The mid-century modern style of home design has oozed into the 21st century with ease, bringing comfort and sophistication to wherever one might find it. There are many items that usually receive the “mid-century” label, but how can a knowledgeable décor fan mesh them all into a home-friendly or office-friendly combo?

The simple solution would be to buy a bunch of them and stock your private spaces with mid-century furniture. But less is more in design, and in life, so a careful discrimination will always yield better results, regardless of where you live or even how much money you have!

How can I have a mid-century home for less? Take these 5 staples of great design, whose replicas are usually found for a very affordable amount, into consideration:

Chaise lounge sofa

One of these couches is perfect for not-so-spacious environments, and coupled with two Womb chair replicas, they’re usually enough to tie a living room together. They can even sometimes, if their size allows it, sit at the base of a large bed in a master bedroom, providing that much-needed extra comfort.

Flag halyard chair

Hans Wegner came up with the design for this piece of modern mid-century furniture while on holiday, so it’s no wonder sitting on it feels like going on vacation. Visually, however, it can be distracting and it is usually better place in outdoor environments (but not directly exposed to the elements, logically).

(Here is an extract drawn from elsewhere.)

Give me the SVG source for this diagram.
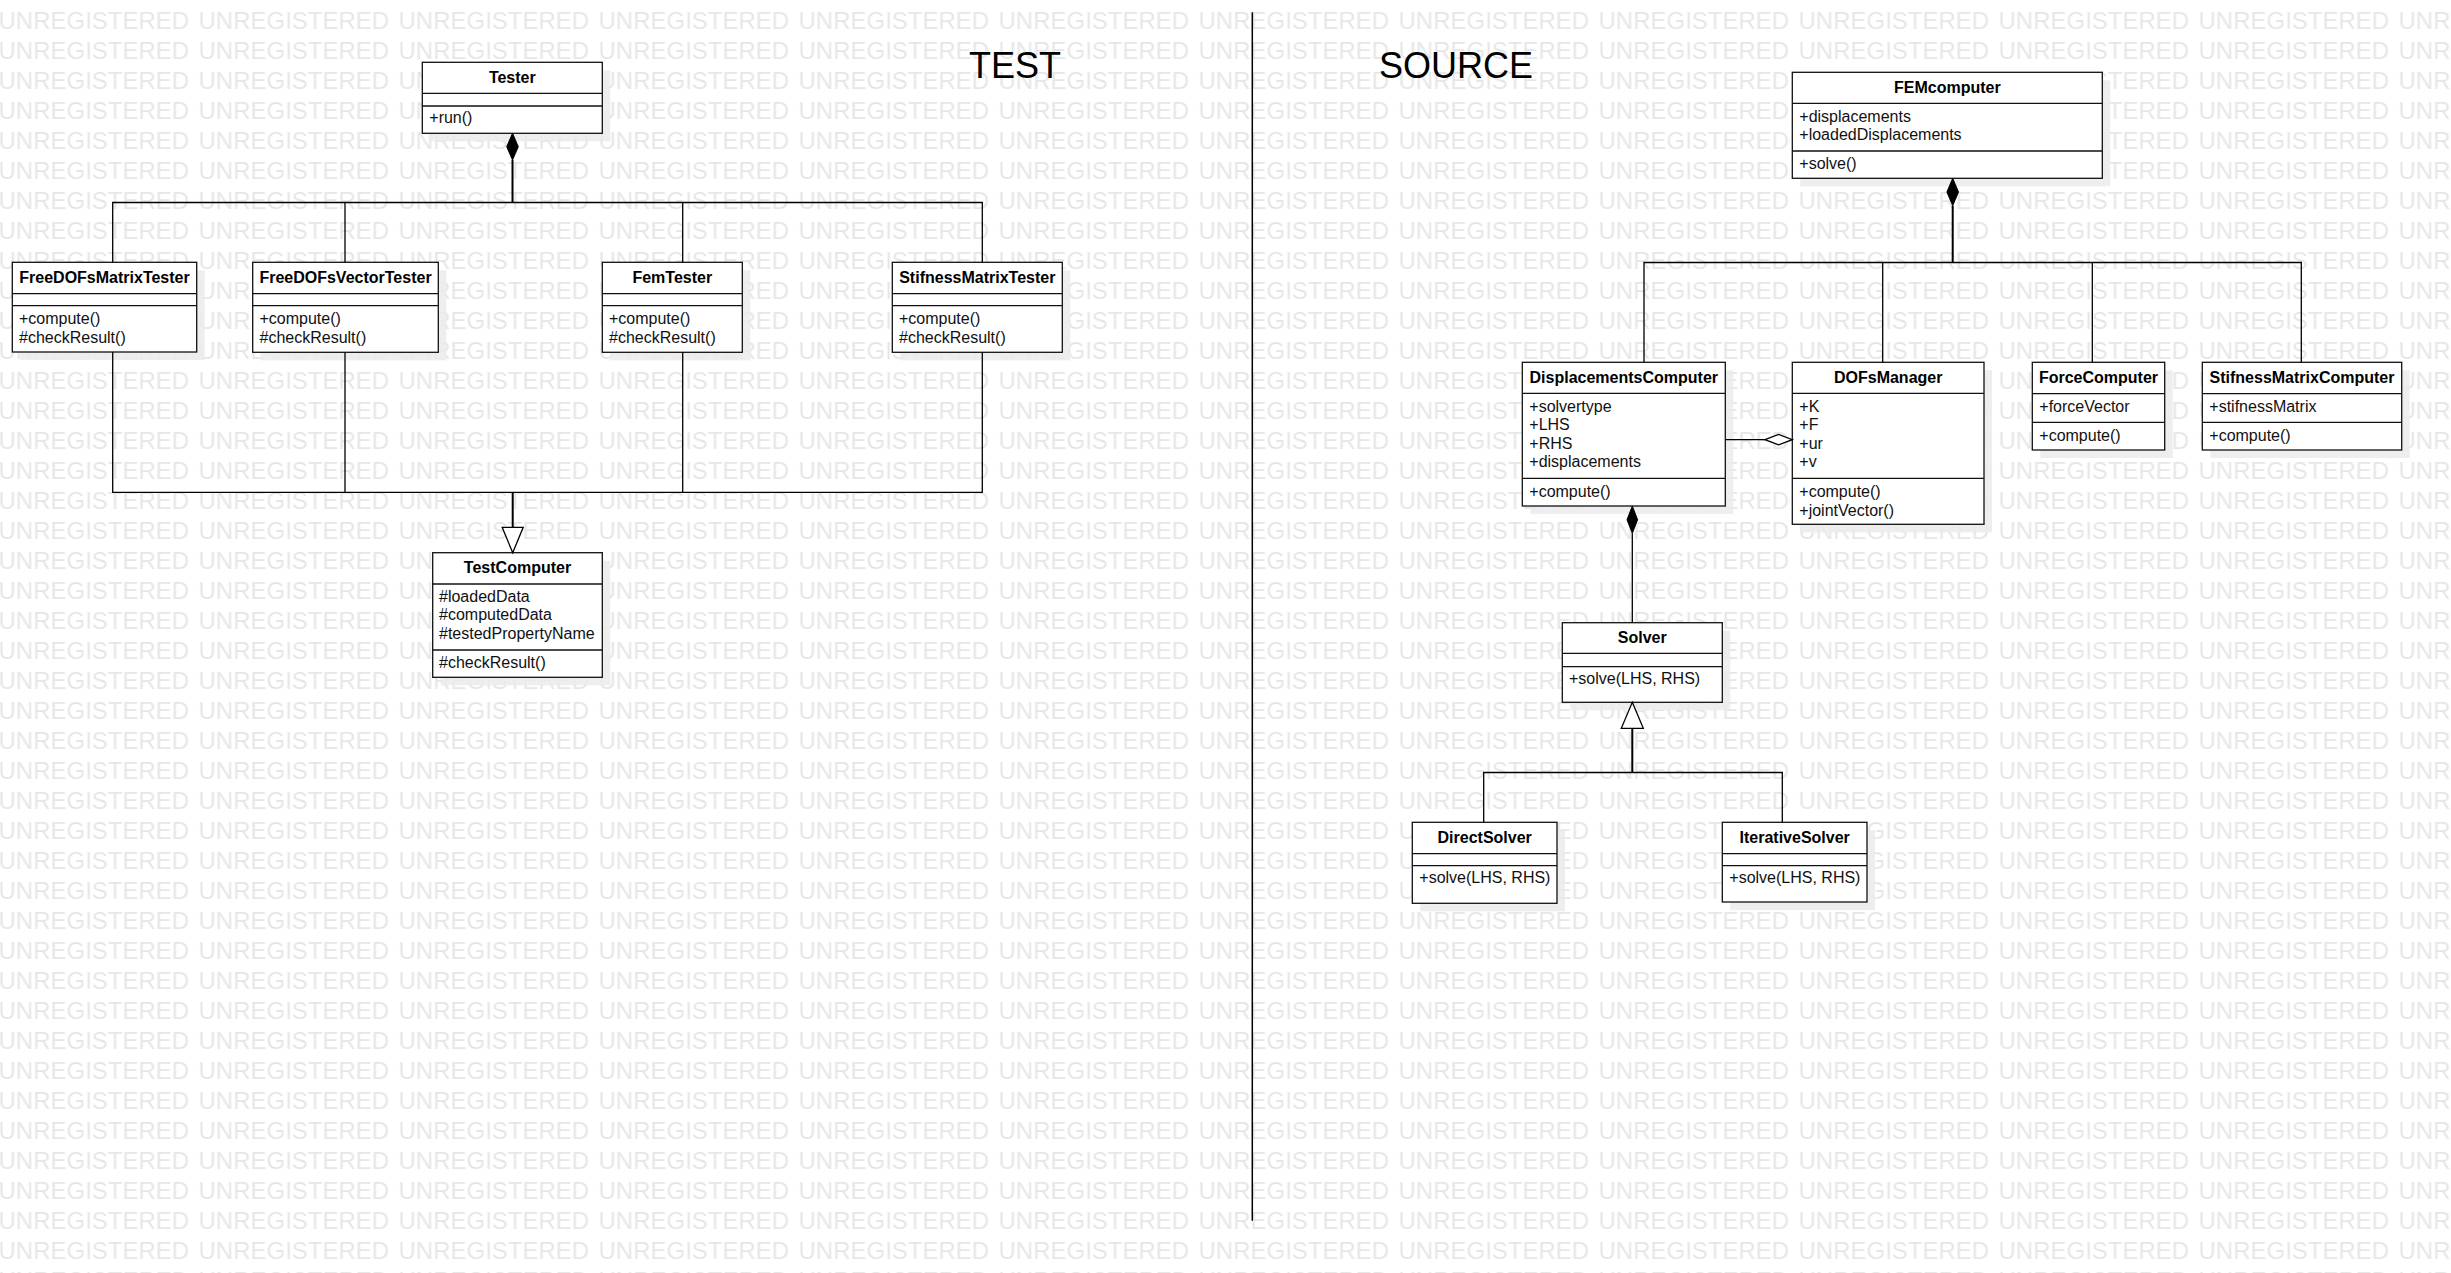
<svg xmlns="http://www.w3.org/2000/svg" width="2451" height="1273" viewBox="0 0 2451 1273">
<style>
text{font-family:"Liberation Sans",Arial,Helvetica,sans-serif}
.wm{font-size:24px;fill:#e6e6e6}
.title{font-size:36px;fill:#000}
.box{fill:#fff;stroke:#111;stroke-width:1.3}
.shadow{fill:#ebebeb;fill-opacity:.85}
.sep{stroke:#111;stroke-width:1.3}
.name{font-size:16px;font-weight:bold;text-anchor:middle;fill:#000}
.mem{font-size:16px;fill:#111}
.conn{fill:none;stroke:#000;stroke-width:1.3}
.trunk{fill:none;stroke:#000;stroke-width:2}
.filled{fill:#000;stroke:#000;stroke-width:1}
.hollow{fill:#fff;stroke:#000;stroke-width:1.3}
.divider{stroke:#000;stroke-width:1.5}
</style>
<defs>
<pattern id="wmpat" x="-1.5" y="0" width="200" height="30" patternUnits="userSpaceOnUse">
<text class="wm" x="0" y="29.3">UNREGISTERED</text>
</pattern>
</defs>
<rect x="0" y="0" width="2451" height="1273" fill="#fff"/>
<rect x="0" y="0" width="2451" height="1273" fill="url(#wmpat)"/>

<g id="divider"><line class="divider" x1="1252.3" y1="12.3" x2="1252.3" y2="1220.7"/></g>
<g id="titles">
<text class="title" x="969" y="78">TEST</text>
<text class="title" x="1379" y="78">SOURCE</text>
</g>

<g id="nodes">
<g id="Tester">
<rect class="shadow" x="430.3" y="70.3" width="180" height="71"/>
<rect class="box" x="422.3" y="62.3" width="180" height="71"/>
<line class="sep" x1="422.3" y1="93.3" x2="602.3" y2="93.3"/>
<line class="sep" x1="422.3" y1="106" x2="602.3" y2="106"/>
<text class="name" x="512.3" y="82.7">Tester</text>
<text class="mem" x="429.3" y="123.3">+run()</text>
</g>
<g id="FreeDOFsMatrixTester">
<rect class="shadow" x="20.3" y="270.3" width="184.4" height="89.7"/>
<rect class="box" x="12.3" y="262.3" width="184.4" height="89.7"/>
<line class="sep" x1="12.3" y1="293.7" x2="196.7" y2="293.7"/>
<line class="sep" x1="12.3" y1="305.7" x2="196.7" y2="305.7"/>
<text class="name" x="104.5" y="282.7">FreeDOFsMatrixTester</text>
<text class="mem" x="19" y="324">+compute()</text>
<text class="mem" x="19" y="342.7">#checkResult()</text>
</g>
<g id="FreeDOFsVectorTester">
<rect class="shadow" x="260.7" y="270.3" width="185.6" height="90"/>
<rect class="box" x="252.7" y="262.3" width="185.6" height="90"/>
<line class="sep" x1="252.7" y1="293.7" x2="438.3" y2="293.7"/>
<line class="sep" x1="252.7" y1="305.7" x2="438.3" y2="305.7"/>
<text class="name" x="345.5" y="282.7">FreeDOFsVectorTester</text>
<text class="mem" x="259.5" y="324">+compute()</text>
<text class="mem" x="259.5" y="342.7">#checkResult()</text>
</g>
<g id="FemTester">
<rect class="shadow" x="610.3" y="270.3" width="140" height="90"/>
<rect class="box" x="602.3" y="262.3" width="140" height="90"/>
<line class="sep" x1="602.3" y1="293.7" x2="742.3" y2="293.7"/>
<line class="sep" x1="602.3" y1="305.7" x2="742.3" y2="305.7"/>
<text class="name" x="672.3" y="282.7">FemTester</text>
<text class="mem" x="609" y="324">+compute()</text>
<text class="mem" x="609" y="342.7">#checkResult()</text>
</g>
<g id="StifnessMatrixTester">
<rect class="shadow" x="900.3" y="270.3" width="170" height="90"/>
<rect class="box" x="892.3" y="262.3" width="170" height="90"/>
<line class="sep" x1="892.3" y1="293.7" x2="1062.3" y2="293.7"/>
<line class="sep" x1="892.3" y1="305.7" x2="1062.3" y2="305.7"/>
<text class="name" x="977.3" y="282.7">StifnessMatrixTester</text>
<text class="mem" x="899" y="324">+compute()</text>
<text class="mem" x="899" y="342.7">#checkResult()</text>
</g>
<g id="TestComputer">
<rect class="shadow" x="440.7" y="560.7" width="169.6" height="124.6"/>
<rect class="box" x="432.7" y="552.7" width="169.6" height="124.6"/>
<line class="sep" x1="432.7" y1="584" x2="602.3" y2="584"/>
<line class="sep" x1="432.7" y1="650" x2="602.3" y2="650"/>
<text class="name" x="517.5" y="572.7">TestComputer</text>
<text class="mem" x="439" y="601.7">#loadedData</text>
<text class="mem" x="439" y="620.3">#computedData</text>
<text class="mem" x="439" y="638.7">#testedPropertyName</text>
<text class="mem" x="439" y="667.7">#checkResult()</text>
</g>

<g id="FEMcomputer">
<rect class="shadow" x="1800.3" y="80.3" width="310" height="106"/>
<rect class="box" x="1792.3" y="72.3" width="310" height="106"/>
<line class="sep" x1="1792.3" y1="103.3" x2="2102.3" y2="103.3"/>
<line class="sep" x1="1792.3" y1="151" x2="2102.3" y2="151"/>
<text class="name" x="1947.3" y="92.7">FEMcomputer</text>
<text class="mem" x="1799.3" y="121.7">+displacements</text>
<text class="mem" x="1799.3" y="140">+loadedDisplacements</text>
<text class="mem" x="1799.3" y="169">+solve()</text>
</g>
<g id="DisplacementsComputer">
<rect class="shadow" x="1530.3" y="370.3" width="203" height="143.7"/>
<rect class="box" x="1522.3" y="362.3" width="203" height="143.7"/>
<line class="sep" x1="1522.3" y1="393.3" x2="1725.3" y2="393.3"/>
<line class="sep" x1="1522.3" y1="478.3" x2="1725.3" y2="478.3"/>
<text class="name" x="1623.8" y="382.7">DisplacementsComputer</text>
<text class="mem" x="1529.3" y="411.7">+solvertype</text>
<text class="mem" x="1529.3" y="430.2">+LHS</text>
<text class="mem" x="1529.3" y="448.7">+RHS</text>
<text class="mem" x="1529.3" y="467.2">+displacements</text>
<text class="mem" x="1529.3" y="496.7">+compute()</text>
</g>
<g id="DOFsManager">
<rect class="shadow" x="1800.3" y="370.3" width="191.7" height="162"/>
<rect class="box" x="1792.3" y="362.3" width="191.7" height="162"/>
<line class="sep" x1="1792.3" y1="393.3" x2="1984" y2="393.3"/>
<line class="sep" x1="1792.3" y1="478.3" x2="1984" y2="478.3"/>
<text class="name" x="1888.2" y="382.7">DOFsManager</text>
<text class="mem" x="1799.3" y="411.7">+K</text>
<text class="mem" x="1799.3" y="430.2">+F</text>
<text class="mem" x="1799.3" y="448.7">+ur</text>
<text class="mem" x="1799.3" y="467.2">+v</text>
<text class="mem" x="1799.3" y="496.7">+compute()</text>
<text class="mem" x="1799.3" y="515.5">+jointVector()</text>
</g>
<g id="ForceComputer">
<rect class="shadow" x="2040.3" y="370.3" width="132.4" height="87.7"/>
<rect class="box" x="2032.3" y="362.3" width="132.4" height="87.7"/>
<line class="sep" x1="2032.3" y1="393.7" x2="2164.7" y2="393.7"/>
<line class="sep" x1="2032.3" y1="422.3" x2="2164.7" y2="422.3"/>
<text class="name" x="2098.5" y="382.7">ForceComputer</text>
<text class="mem" x="2039.3" y="411.7">+forceVector</text>
<text class="mem" x="2039.3" y="440.7">+compute()</text>
</g>
<g id="StifnessMatrixComputer">
<rect class="shadow" x="2210.3" y="370.3" width="199.4" height="87.7"/>
<rect class="box" x="2202.3" y="362.3" width="199.4" height="87.7"/>
<line class="sep" x1="2202.3" y1="393.7" x2="2401.7" y2="393.7"/>
<line class="sep" x1="2202.3" y1="422.3" x2="2401.7" y2="422.3"/>
<text class="name" x="2302" y="382.7">StifnessMatrixComputer</text>
<text class="mem" x="2209.3" y="411.7">+stifnessMatrix</text>
<text class="mem" x="2209.3" y="440.7">+compute()</text>
</g>
<g id="Solver">
<rect class="shadow" x="1570.3" y="630.7" width="160" height="79.6"/>
<rect class="box" x="1562.3" y="622.7" width="160" height="79.6"/>
<line class="sep" x1="1562.3" y1="653.3" x2="1722.3" y2="653.3"/>
<line class="sep" x1="1562.3" y1="666.7" x2="1722.3" y2="666.7"/>
<text class="name" x="1642.3" y="642.7">Solver</text>
<text class="mem" x="1569" y="684.3">+solve(LHS, RHS)</text>
</g>
<g id="DirectSolver">
<rect class="shadow" x="1420.3" y="830.3" width="144.7" height="81"/>
<rect class="box" x="1412.3" y="822.3" width="144.7" height="81"/>
<line class="sep" x1="1412.3" y1="853.7" x2="1557" y2="853.7"/>
<line class="sep" x1="1412.3" y1="865.7" x2="1557" y2="865.7"/>
<text class="name" x="1484.7" y="842.7">DirectSolver</text>
<text class="mem" x="1419.3" y="883.3">+solve(LHS, RHS)</text>
</g>
<g id="IterativeSolver">
<rect class="shadow" x="1730.3" y="830.3" width="144.7" height="79.7"/>
<rect class="box" x="1722.3" y="822.3" width="144.7" height="79.7"/>
<line class="sep" x1="1722.3" y1="853.7" x2="1867" y2="853.7"/>
<line class="sep" x1="1722.3" y1="865.7" x2="1867" y2="865.7"/>
<text class="name" x="1794.7" y="842.7">IterativeSolver</text>
<text class="mem" x="1729.3" y="883.3">+solve(LHS, RHS)</text>
</g>
</g>

<g id="connectors">
<path class="conn" d="M112.7,262.3 V202.5 H982.3 V262.3"/>
<path class="conn" d="M345,202.5 V262.3"/>
<path class="conn" d="M682.7,202.5 V262.3"/>
<path class="trunk" d="M512.5,160 V202.5"/>
<polygon class="filled" points="512.5,133.3 518.3,146.7 512.5,160 506.7,146.7"/>
<path class="conn" d="M112.7,352 V492.3 H982.3 V352.3"/>
<path class="conn" d="M345,352.3 V492.3"/>
<path class="conn" d="M682.7,352.3 V492.3"/>
<path class="trunk" d="M512.7,492.3 V527.3"/>
<polygon class="hollow" points="502.2,527.3 523.2,527.3 512.7,552.7"/>

<path class="conn" d="M1644,362.3 V262.5 H2301.3 V362.3"/>
<path class="conn" d="M1882.7,262.5 V362.3"/>
<path class="conn" d="M2092.3,262.5 V362.3"/>
<path class="trunk" d="M1952.7,205.7 V262.5"/>
<polygon class="filled" points="1952.7,178.3 1958.5,192 1952.7,205.7 1946.9,192"/>
<path class="conn" d="M1725.3,439.7 H1765"/>
<polygon class="hollow" points="1765,439.7 1778.6,434.5 1792.3,439.7 1778.6,444.9"/>
<path class="conn" d="M1632.3,533.3 V622.7"/>
<polygon class="filled" points="1632.3,506 1637.6,519.7 1632.3,533.3 1627,519.7"/>
<path class="trunk" d="M1632.3,728.3 V772.5"/>
<polygon class="hollow" points="1632.3,702.3 1643.3,728.3 1621.3,728.3"/>
<path class="conn" d="M1483.7,822.3 V772.5 H1782.3 V822.3"/>
</g>
</svg>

If you’re considering getting one for a study or living room, try not to pair it with many other items, and keep the furniture around it small.

Tulip table

We’ve already done many articles on the versatility and usability of this Eero Saarinen-designed table. Outdoors, indoors. Kitchen, dining room, even your bedroom if you’re brave enough! This is one of the most user-friendly articles on this list, but keep in mind: the more discreet you make it look, the less mid-century you’re making it. The tulip table was designed to stand out.

Noguchi table

Another eye catcher. The Noguchi table is made of two identical base pieces (usually carved from wood) and a triangular plate glass on top that should always have huge, round edges.

Beware of any Noguchi that seems too pointy around the edges! Buyers should also know that the Noguchi table does not feature the same usability than the item above. It is more of an aesthetic statement, and should be the sole protagonist of any living room.